→ Figure scripts:
++++
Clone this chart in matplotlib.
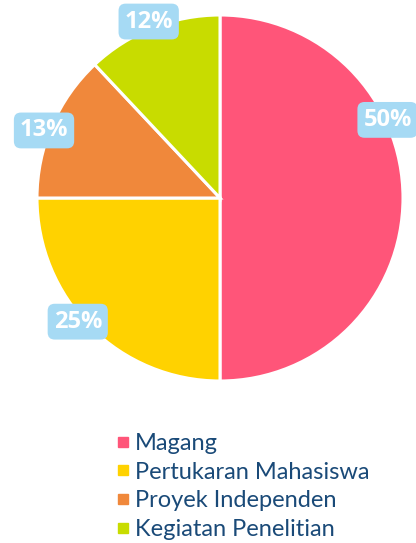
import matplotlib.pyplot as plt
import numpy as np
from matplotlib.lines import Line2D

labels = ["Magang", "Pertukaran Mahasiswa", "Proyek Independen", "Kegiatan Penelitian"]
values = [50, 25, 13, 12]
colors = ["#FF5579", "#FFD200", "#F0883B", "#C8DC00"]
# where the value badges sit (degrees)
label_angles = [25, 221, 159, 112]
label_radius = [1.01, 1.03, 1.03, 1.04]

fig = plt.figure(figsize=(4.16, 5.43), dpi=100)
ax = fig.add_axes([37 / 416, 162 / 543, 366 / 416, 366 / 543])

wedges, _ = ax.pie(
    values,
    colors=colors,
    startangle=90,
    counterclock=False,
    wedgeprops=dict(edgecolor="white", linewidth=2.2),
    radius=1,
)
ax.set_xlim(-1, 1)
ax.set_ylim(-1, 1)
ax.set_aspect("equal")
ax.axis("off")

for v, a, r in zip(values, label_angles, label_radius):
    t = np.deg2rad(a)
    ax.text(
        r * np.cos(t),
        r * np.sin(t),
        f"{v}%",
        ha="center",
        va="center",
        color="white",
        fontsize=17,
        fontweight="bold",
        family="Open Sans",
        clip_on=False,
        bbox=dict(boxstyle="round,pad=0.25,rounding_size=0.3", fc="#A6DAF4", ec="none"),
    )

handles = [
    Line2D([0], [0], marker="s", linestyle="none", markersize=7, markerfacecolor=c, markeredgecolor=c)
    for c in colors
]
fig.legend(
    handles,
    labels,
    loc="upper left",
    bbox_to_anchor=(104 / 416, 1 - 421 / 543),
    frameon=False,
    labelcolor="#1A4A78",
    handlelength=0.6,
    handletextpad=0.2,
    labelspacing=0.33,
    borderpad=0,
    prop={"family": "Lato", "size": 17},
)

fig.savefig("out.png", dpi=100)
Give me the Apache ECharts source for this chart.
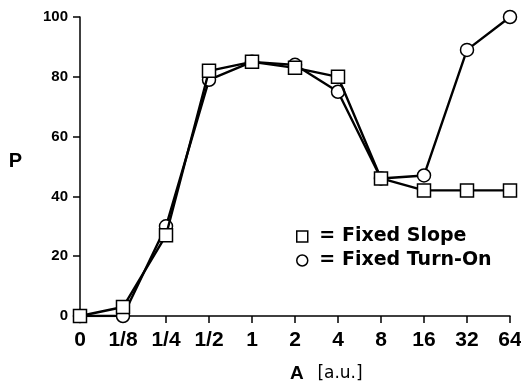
++++
→ What to do: Collect every line with the string "chart" from the records, and copy each.

→ Written solution:
Clone this chart in matplotlib.
Give me the Apache ECharts source for this chart.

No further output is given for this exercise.